(Code that draws figures)
= = =

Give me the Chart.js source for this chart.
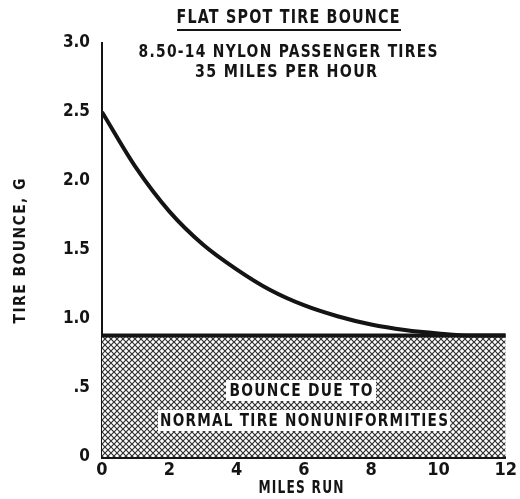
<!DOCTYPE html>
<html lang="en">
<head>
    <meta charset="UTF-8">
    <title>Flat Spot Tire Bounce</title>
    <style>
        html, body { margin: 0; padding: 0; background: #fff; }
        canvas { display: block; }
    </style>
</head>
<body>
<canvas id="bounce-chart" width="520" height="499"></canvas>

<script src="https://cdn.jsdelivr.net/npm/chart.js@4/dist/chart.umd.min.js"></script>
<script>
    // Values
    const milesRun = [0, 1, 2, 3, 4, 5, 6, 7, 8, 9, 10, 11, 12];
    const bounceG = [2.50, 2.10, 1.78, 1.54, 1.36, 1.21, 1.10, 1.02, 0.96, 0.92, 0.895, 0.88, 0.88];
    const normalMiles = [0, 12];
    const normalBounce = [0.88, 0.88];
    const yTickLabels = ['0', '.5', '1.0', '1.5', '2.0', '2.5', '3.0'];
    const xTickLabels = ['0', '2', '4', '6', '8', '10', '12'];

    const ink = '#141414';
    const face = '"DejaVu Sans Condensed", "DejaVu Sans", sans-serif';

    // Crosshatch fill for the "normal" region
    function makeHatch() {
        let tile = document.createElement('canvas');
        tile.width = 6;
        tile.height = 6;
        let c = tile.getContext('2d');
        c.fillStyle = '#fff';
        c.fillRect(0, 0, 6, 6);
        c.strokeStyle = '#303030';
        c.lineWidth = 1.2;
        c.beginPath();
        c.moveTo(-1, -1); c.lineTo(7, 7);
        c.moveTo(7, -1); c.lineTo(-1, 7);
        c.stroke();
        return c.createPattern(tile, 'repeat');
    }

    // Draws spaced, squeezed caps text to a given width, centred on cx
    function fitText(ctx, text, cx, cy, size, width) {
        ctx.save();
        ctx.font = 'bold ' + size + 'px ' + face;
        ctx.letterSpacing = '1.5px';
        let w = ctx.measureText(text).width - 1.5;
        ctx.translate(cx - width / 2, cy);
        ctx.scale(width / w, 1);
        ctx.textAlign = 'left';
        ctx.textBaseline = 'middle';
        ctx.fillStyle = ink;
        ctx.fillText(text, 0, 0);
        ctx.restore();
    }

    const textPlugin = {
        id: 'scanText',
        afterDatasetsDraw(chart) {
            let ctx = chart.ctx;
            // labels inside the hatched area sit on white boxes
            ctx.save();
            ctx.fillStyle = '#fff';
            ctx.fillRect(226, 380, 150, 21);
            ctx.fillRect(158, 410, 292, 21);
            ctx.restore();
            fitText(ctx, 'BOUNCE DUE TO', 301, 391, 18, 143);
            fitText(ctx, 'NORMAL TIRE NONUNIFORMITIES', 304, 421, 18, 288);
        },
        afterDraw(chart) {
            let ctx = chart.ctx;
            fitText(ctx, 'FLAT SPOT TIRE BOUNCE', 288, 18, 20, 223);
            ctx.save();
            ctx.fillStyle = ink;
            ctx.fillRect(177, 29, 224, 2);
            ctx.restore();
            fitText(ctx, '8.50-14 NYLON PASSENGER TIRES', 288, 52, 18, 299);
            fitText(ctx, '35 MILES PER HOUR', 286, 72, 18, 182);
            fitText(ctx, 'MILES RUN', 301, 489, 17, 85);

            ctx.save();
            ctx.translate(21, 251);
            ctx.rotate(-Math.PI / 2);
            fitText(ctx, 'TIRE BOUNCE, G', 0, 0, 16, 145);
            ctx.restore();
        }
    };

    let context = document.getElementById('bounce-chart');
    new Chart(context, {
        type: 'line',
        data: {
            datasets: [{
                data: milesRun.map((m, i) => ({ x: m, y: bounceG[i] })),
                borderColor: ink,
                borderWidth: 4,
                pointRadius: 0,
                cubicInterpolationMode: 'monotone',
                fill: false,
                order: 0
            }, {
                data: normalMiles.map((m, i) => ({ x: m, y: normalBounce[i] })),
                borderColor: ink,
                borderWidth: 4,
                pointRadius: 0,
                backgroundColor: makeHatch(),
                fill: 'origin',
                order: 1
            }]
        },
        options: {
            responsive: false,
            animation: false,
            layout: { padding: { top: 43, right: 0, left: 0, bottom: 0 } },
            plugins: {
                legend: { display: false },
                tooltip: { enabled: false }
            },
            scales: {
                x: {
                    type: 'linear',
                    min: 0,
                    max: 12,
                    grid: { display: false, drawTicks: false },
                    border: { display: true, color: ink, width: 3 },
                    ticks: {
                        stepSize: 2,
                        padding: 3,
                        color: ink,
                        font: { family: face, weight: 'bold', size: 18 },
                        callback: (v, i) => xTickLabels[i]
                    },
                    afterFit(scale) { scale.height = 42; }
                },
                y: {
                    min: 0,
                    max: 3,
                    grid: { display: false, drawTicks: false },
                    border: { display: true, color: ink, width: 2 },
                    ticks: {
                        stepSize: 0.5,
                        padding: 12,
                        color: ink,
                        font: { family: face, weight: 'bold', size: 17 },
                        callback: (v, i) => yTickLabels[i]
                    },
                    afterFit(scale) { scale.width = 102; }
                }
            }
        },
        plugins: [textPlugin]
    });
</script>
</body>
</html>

= = =

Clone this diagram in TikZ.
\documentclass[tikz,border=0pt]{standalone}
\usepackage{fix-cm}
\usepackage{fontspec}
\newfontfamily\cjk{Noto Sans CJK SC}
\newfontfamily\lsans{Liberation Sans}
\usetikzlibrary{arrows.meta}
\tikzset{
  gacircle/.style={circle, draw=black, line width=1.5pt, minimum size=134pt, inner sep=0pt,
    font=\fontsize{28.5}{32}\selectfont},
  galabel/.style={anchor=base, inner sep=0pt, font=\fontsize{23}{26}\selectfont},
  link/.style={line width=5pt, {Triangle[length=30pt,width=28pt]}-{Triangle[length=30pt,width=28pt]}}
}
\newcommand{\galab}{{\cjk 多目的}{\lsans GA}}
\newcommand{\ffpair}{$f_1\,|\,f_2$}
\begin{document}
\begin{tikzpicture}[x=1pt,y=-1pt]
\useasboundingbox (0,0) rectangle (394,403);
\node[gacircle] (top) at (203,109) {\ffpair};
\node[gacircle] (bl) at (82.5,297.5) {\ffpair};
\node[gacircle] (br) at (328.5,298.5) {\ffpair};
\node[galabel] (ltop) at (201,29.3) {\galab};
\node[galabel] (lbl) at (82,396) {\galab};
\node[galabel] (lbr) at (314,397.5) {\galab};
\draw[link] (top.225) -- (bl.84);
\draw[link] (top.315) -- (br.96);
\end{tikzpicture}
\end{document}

= = =

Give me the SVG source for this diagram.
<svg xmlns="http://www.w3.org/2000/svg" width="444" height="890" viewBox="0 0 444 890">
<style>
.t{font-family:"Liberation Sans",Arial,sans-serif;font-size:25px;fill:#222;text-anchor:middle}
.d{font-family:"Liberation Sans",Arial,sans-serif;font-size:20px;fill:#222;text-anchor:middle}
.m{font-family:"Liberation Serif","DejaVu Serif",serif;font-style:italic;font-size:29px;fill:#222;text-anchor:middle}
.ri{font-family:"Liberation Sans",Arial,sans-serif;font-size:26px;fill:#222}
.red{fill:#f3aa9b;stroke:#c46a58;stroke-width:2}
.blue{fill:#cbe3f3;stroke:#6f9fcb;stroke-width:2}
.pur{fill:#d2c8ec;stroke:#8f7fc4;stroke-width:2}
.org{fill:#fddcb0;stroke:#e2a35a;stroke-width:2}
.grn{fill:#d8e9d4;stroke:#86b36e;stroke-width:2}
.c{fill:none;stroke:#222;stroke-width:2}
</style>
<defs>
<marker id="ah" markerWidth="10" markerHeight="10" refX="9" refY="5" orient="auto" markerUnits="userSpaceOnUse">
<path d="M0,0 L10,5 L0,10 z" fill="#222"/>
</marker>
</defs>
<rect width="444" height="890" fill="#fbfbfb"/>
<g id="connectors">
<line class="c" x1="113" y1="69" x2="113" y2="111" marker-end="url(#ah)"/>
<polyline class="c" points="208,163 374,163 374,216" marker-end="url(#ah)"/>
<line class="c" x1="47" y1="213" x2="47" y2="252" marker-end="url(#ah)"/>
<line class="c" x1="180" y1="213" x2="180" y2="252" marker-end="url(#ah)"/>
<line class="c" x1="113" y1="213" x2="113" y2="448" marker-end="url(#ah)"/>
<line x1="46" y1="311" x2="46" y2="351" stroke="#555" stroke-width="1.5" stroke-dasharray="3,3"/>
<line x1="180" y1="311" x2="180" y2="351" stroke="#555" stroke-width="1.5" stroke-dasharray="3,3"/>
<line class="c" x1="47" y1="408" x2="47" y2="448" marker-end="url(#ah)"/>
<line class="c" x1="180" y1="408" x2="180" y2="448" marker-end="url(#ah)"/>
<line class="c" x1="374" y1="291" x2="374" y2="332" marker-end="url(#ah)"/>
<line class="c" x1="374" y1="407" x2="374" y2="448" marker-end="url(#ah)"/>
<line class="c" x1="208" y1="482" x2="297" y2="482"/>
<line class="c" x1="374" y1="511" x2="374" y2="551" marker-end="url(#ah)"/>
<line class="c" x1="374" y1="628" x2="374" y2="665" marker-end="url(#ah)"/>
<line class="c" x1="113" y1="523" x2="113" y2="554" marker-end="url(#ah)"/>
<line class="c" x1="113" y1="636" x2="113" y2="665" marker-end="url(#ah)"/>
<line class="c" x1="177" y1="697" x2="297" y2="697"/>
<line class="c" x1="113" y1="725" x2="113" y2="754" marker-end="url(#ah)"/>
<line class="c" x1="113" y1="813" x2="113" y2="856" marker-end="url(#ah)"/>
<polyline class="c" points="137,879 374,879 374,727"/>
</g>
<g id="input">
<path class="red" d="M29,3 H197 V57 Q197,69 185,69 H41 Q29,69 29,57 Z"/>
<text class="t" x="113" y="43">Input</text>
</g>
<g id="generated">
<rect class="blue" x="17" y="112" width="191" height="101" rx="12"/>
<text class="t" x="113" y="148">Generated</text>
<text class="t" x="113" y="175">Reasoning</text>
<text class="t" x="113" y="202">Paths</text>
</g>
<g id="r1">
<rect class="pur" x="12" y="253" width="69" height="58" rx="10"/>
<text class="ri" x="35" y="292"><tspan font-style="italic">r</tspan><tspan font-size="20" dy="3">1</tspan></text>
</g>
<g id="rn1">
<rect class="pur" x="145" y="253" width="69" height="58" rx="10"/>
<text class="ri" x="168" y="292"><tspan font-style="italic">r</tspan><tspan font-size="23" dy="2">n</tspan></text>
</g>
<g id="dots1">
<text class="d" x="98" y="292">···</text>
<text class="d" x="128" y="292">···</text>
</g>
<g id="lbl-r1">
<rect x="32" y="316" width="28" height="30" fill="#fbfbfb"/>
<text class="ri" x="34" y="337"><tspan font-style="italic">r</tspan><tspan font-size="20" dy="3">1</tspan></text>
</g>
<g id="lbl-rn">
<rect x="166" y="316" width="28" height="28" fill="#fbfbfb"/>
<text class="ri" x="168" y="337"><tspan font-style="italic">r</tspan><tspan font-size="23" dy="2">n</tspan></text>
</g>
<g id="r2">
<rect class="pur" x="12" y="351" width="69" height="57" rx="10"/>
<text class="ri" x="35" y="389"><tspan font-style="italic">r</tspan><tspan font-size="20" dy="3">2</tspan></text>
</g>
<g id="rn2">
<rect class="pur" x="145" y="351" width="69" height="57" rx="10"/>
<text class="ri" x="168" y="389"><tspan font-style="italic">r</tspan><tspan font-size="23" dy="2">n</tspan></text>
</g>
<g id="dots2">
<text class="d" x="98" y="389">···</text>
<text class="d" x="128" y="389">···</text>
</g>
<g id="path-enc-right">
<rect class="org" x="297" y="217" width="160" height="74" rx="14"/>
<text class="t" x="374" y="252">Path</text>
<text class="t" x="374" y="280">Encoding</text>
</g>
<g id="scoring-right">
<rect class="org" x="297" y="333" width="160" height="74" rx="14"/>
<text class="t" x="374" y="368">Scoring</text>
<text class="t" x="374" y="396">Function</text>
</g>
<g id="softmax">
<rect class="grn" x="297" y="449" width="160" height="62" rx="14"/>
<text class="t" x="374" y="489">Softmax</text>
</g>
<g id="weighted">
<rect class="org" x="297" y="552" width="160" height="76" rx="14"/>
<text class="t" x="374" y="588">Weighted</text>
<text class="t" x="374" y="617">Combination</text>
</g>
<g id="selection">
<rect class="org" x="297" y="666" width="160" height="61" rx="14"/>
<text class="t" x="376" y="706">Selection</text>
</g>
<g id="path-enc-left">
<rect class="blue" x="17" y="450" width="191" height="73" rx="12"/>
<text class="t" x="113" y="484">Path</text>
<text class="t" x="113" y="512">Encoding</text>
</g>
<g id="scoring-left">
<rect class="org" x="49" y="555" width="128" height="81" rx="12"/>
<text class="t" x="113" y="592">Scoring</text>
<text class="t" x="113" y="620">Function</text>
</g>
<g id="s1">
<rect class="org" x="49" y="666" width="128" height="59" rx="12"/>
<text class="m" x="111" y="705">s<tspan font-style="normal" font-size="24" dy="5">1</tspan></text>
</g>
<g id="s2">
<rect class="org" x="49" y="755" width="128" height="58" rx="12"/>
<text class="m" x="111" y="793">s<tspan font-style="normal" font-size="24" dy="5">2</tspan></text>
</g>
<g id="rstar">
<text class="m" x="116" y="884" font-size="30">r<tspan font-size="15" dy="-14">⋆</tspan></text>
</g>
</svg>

= = =

● WORK TO BE COMPLETED: Repeat, with no pictures, exactly the lines from the one containing "Give me the Chart.js source for this chart." through the one containing "const xTickLabels = ['0', '2', '4', '6', '8', '10', '12'];", the first and last included.

● SOLVED PROBLEM:
Give me the Chart.js source for this chart.
<!DOCTYPE html>
<html lang="en">
<head>
    <meta charset="UTF-8">
    <title>Flat Spot Tire Bounce</title>
    <style>
        html, body { margin: 0; padding: 0; background: #fff; }
        canvas { display: block; }
    </style>
</head>
<body>
<canvas id="bounce-chart" width="520" height="499"></canvas>

<script src="https://cdn.jsdelivr.net/npm/chart.js@4/dist/chart.umd.min.js"></script>
<script>
    // Values
    const milesRun = [0, 1, 2, 3, 4, 5, 6, 7, 8, 9, 10, 11, 12];
    const bounceG = [2.50, 2.10, 1.78, 1.54, 1.36, 1.21, 1.10, 1.02, 0.96, 0.92, 0.895, 0.88, 0.88];
    const normalMiles = [0, 12];
    const normalBounce = [0.88, 0.88];
    const yTickLabels = ['0', '.5', '1.0', '1.5', '2.0', '2.5', '3.0'];
    const xTickLabels = ['0', '2', '4', '6', '8', '10', '12'];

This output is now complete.